-- start of Record extracts --
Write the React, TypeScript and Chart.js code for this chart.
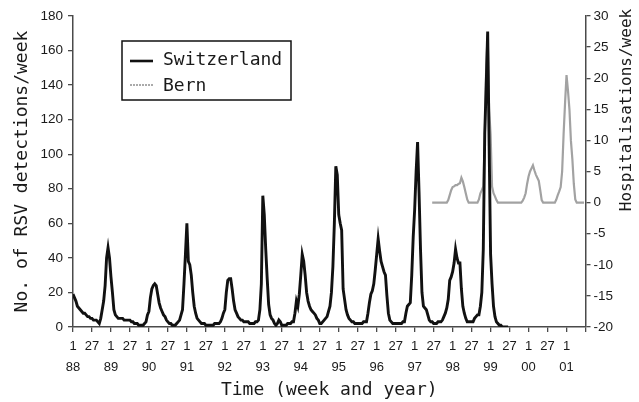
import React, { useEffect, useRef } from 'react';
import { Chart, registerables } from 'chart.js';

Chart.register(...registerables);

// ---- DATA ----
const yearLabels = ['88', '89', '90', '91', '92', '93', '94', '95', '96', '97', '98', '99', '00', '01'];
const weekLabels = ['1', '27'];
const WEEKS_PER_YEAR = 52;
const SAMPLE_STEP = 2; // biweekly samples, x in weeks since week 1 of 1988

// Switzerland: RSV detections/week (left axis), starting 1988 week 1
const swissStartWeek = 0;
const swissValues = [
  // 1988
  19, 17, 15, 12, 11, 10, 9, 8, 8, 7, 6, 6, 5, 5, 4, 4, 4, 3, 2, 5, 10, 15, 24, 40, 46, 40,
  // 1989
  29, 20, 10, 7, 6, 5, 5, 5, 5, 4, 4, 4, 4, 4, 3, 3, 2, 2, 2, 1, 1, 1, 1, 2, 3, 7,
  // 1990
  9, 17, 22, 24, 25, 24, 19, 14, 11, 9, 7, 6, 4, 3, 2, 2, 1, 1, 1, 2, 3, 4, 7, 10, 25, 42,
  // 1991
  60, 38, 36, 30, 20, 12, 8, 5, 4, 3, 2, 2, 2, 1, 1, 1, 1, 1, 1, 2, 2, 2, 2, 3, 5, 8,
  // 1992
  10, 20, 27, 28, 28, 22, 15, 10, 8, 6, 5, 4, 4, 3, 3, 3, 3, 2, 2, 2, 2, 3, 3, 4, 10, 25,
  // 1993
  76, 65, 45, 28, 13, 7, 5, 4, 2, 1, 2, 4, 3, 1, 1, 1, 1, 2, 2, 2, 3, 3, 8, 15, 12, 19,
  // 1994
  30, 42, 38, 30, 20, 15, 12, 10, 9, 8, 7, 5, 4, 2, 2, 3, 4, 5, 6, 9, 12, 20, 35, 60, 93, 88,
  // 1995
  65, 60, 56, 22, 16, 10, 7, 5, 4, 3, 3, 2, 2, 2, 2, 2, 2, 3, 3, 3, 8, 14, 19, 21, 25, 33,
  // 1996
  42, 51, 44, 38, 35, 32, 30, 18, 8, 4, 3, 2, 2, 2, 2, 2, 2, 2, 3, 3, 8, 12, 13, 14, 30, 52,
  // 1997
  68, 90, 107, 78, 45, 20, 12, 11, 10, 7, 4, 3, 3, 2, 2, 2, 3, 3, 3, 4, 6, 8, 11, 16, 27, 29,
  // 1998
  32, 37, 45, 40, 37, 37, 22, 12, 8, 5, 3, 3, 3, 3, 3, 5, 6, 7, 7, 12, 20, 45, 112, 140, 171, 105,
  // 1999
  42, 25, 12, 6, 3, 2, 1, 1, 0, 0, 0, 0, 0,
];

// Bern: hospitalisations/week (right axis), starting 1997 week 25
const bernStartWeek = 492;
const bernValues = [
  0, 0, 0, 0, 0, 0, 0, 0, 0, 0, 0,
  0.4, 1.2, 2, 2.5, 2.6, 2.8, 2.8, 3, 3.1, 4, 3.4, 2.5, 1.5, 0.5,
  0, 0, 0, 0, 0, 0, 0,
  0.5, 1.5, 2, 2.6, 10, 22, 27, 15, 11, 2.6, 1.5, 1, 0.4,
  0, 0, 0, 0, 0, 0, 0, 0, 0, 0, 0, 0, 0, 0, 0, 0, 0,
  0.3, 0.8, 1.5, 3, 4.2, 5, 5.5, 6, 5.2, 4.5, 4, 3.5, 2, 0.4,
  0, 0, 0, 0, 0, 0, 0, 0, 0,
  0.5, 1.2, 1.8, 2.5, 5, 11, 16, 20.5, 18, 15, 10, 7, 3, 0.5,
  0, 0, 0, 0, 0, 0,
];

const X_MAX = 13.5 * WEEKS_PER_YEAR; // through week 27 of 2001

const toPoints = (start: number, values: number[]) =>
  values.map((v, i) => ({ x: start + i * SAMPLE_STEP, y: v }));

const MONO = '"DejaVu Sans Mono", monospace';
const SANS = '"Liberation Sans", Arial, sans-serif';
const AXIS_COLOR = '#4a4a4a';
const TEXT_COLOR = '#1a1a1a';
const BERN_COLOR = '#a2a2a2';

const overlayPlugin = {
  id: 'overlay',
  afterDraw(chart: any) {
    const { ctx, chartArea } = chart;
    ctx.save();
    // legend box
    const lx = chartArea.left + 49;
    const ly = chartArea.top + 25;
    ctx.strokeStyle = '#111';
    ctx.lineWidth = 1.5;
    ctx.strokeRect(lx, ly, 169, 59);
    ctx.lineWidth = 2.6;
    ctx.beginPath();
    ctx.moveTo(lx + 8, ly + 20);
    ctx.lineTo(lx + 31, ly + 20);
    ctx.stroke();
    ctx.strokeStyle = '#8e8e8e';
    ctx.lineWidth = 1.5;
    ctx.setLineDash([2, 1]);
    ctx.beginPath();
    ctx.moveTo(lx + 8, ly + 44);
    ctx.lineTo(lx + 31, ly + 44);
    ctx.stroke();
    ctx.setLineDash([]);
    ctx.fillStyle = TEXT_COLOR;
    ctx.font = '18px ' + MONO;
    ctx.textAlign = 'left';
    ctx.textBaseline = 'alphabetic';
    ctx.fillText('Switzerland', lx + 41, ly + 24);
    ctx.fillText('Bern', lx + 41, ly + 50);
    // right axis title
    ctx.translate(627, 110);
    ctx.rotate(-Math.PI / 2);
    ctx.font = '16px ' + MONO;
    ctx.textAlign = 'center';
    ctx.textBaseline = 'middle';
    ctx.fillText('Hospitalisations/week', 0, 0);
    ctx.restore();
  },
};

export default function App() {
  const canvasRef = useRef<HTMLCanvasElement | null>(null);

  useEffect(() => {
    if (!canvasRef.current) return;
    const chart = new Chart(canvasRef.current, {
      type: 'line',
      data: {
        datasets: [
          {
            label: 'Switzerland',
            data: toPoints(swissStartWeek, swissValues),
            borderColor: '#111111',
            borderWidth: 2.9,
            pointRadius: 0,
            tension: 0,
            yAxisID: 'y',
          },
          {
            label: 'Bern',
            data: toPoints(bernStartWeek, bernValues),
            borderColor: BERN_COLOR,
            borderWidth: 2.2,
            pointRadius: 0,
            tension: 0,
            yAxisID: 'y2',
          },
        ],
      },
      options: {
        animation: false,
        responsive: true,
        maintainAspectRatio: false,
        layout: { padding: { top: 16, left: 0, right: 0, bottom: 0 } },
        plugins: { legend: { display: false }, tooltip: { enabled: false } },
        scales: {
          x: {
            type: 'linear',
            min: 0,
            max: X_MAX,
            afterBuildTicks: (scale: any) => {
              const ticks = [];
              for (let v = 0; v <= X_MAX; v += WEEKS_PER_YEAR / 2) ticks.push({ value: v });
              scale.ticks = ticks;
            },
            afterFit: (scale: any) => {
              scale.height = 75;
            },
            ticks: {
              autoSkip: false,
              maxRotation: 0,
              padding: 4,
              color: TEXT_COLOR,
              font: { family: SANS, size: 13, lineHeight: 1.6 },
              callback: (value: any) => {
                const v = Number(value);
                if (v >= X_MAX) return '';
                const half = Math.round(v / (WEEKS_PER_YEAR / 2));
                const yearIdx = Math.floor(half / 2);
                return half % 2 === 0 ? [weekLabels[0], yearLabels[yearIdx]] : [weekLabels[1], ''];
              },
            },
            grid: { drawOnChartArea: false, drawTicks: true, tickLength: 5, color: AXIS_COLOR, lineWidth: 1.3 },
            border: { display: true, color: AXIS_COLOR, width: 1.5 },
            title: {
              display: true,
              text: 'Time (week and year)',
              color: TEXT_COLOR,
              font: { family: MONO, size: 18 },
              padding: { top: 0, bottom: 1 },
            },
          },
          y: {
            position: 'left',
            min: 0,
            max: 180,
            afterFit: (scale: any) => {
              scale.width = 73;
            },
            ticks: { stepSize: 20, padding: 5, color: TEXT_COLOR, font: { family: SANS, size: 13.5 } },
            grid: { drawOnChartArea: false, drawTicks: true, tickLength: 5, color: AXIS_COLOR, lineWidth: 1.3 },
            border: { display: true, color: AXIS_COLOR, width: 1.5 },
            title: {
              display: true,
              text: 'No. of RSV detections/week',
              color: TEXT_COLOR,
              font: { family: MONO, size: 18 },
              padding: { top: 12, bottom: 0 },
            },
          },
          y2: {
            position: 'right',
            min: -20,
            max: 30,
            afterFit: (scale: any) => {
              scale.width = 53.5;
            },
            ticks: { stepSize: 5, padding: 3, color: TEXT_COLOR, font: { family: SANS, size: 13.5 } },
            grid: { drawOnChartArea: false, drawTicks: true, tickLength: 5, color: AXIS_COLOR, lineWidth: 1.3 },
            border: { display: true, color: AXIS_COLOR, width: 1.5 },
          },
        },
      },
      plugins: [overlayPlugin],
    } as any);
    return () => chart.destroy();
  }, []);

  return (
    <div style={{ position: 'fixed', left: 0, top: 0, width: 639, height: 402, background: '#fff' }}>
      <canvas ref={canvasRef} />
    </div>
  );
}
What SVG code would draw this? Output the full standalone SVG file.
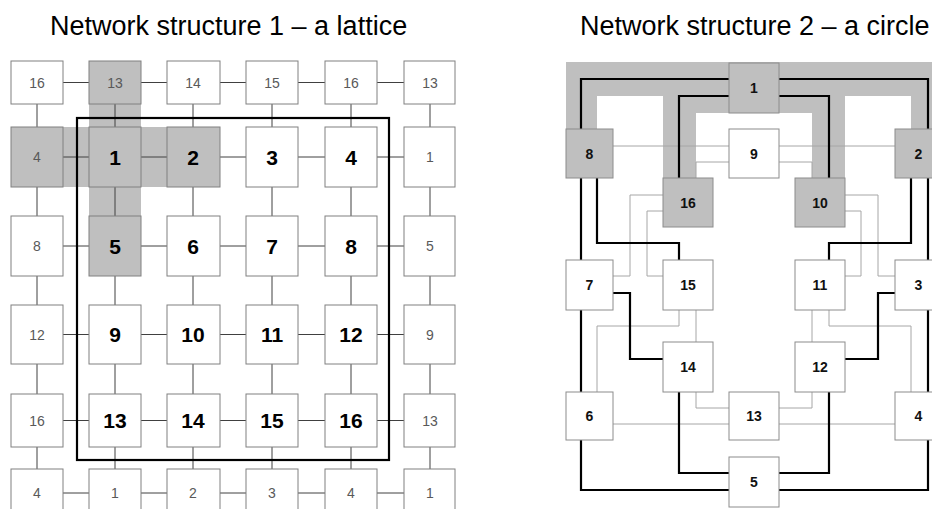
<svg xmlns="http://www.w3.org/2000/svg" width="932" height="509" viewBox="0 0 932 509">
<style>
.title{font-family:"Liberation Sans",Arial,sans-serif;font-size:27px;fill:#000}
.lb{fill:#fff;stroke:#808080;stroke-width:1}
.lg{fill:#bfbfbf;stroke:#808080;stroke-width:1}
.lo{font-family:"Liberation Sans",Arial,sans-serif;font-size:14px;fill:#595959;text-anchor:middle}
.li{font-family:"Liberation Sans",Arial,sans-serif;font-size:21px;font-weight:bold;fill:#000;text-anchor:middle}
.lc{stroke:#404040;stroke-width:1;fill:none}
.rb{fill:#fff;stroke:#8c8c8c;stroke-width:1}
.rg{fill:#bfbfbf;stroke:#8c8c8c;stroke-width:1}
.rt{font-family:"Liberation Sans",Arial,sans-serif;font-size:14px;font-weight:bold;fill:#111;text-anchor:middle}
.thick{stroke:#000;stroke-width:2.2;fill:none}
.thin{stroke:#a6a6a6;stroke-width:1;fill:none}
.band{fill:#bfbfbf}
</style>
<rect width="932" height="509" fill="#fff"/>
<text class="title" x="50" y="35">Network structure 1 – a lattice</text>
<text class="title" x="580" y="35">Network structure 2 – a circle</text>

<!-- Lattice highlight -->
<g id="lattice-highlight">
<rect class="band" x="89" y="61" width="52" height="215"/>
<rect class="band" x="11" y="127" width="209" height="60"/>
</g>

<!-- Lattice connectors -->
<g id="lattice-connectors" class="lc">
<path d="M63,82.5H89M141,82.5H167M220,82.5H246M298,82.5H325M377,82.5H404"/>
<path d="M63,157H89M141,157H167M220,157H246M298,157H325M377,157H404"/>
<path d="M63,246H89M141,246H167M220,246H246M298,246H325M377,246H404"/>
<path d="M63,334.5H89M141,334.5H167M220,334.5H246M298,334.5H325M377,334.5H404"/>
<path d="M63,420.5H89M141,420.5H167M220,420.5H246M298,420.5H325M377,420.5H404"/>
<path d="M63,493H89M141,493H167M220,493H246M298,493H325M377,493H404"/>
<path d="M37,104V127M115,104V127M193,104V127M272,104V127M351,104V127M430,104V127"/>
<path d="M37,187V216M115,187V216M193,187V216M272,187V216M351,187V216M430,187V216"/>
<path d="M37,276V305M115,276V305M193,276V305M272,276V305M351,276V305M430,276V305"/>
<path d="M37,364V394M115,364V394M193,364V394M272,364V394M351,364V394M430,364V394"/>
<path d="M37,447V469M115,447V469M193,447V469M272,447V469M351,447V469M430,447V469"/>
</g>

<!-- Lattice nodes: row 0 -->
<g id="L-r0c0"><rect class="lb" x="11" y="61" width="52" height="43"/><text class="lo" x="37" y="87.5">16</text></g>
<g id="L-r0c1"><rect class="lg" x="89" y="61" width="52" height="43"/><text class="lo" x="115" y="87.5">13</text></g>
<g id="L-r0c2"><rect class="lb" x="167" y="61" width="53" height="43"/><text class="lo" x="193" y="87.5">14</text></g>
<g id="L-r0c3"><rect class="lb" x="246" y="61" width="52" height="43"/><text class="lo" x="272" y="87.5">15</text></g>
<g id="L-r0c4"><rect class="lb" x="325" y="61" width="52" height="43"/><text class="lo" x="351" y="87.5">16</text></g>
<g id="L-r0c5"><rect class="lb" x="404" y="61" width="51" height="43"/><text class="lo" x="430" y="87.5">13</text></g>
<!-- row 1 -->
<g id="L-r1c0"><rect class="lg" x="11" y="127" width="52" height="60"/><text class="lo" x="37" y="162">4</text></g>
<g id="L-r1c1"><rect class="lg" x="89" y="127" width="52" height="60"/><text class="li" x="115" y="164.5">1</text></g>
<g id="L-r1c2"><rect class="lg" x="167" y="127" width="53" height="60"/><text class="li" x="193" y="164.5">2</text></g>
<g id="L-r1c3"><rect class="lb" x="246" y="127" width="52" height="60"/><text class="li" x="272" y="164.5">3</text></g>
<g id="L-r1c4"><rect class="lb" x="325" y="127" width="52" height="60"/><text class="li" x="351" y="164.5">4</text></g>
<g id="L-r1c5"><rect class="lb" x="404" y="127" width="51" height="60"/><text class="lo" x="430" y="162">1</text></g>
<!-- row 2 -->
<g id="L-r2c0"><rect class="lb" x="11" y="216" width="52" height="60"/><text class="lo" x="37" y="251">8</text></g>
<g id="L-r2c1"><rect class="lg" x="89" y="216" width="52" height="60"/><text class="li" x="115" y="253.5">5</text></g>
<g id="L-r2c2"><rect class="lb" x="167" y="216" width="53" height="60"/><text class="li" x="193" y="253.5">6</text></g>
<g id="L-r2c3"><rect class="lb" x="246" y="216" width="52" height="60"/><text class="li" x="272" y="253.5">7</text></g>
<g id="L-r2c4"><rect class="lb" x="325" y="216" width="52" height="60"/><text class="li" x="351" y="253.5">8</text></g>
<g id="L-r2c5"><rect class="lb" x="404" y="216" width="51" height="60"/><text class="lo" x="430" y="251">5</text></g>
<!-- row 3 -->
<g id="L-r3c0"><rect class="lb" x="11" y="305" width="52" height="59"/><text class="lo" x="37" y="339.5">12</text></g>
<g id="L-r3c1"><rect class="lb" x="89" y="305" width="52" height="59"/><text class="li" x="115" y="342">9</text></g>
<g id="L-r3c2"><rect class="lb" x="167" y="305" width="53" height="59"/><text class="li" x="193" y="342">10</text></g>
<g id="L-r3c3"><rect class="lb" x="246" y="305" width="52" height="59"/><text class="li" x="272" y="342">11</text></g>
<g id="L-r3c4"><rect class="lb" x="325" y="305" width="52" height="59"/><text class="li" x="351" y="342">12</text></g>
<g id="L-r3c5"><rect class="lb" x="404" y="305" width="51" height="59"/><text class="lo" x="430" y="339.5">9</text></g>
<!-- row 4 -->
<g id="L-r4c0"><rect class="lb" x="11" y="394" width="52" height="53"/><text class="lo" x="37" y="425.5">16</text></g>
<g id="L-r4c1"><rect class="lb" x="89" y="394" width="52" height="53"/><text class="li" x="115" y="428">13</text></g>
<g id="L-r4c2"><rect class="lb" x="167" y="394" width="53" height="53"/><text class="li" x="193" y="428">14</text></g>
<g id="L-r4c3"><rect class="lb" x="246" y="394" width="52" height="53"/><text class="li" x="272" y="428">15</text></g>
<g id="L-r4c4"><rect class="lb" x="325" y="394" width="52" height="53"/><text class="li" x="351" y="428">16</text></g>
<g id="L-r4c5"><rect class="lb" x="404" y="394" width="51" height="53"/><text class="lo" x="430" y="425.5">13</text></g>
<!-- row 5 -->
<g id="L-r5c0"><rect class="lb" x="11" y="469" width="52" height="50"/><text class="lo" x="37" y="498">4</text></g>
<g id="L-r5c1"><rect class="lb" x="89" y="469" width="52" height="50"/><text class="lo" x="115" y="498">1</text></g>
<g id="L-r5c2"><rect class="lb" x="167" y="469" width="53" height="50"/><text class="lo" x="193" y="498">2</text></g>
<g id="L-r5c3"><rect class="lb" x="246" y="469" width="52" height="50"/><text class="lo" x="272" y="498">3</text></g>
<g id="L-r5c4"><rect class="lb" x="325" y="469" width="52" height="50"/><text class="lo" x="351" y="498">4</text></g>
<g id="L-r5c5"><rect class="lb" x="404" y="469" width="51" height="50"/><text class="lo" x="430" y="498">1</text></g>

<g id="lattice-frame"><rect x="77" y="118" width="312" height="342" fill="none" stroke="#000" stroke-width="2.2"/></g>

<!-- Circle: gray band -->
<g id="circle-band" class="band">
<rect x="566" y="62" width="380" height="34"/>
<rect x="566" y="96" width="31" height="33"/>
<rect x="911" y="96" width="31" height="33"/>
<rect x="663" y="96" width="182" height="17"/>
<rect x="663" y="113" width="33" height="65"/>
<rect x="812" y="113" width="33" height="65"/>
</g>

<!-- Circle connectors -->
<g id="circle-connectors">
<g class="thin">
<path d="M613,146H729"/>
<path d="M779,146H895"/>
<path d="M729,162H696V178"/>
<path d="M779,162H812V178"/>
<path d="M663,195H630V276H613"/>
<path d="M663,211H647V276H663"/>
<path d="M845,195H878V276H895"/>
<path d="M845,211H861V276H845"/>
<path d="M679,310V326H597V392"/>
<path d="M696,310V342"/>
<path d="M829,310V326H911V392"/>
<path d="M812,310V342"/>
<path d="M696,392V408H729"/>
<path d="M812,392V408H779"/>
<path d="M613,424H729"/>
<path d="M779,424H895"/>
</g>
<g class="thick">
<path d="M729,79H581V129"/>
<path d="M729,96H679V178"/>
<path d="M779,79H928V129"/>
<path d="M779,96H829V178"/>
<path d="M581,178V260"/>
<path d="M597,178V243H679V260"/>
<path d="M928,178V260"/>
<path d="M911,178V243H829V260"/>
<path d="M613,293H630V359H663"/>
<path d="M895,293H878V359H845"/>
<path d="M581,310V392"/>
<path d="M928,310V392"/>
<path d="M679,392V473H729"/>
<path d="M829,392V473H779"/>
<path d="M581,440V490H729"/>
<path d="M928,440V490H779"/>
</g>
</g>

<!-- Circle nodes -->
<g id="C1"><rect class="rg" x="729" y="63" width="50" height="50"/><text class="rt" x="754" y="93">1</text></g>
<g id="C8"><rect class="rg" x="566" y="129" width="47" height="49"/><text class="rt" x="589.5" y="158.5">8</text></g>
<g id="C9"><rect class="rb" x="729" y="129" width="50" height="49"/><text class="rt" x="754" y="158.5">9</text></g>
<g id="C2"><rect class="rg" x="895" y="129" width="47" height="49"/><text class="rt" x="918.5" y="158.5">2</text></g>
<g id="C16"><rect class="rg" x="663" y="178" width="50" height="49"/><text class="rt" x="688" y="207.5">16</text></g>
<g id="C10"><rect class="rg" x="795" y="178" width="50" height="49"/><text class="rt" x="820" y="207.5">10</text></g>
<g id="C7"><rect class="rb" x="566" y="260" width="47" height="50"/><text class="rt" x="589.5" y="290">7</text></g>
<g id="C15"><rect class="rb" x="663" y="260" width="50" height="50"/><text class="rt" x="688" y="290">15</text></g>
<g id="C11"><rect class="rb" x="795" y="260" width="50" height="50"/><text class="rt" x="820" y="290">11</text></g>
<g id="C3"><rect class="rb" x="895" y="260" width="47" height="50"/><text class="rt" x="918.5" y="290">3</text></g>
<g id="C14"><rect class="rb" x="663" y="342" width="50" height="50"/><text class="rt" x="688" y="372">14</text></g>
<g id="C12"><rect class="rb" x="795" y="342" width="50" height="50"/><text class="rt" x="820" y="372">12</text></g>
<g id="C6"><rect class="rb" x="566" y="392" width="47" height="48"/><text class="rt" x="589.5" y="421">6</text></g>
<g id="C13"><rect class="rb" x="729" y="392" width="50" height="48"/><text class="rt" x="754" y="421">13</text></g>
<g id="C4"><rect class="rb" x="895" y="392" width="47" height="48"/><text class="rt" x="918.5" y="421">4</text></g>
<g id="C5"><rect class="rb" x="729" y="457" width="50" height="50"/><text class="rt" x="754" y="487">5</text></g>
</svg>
-- end of Record extracts --
• What you have to do: Transcribe exactly, please, the lines between the start of the records above and the line holding "const SAMPLE_STEP = 2;", counting both of those lines and omitting pictures.

• Solution to this task:
Write the React, TypeScript and Chart.js code for this chart.
import React, { useEffect, useRef } from 'react';
import { Chart, registerables } from 'chart.js';

Chart.register(...registerables);

// ---- DATA ----
const yearLabels = ['88', '89', '90', '91', '92', '93', '94', '95', '96', '97', '98', '99', '00', '01'];
const weekLabels = ['1', '27'];
const WEEKS_PER_YEAR = 52;
const SAMPLE_STEP = 2; // biweekly samples, x in weeks since week 1 of 1988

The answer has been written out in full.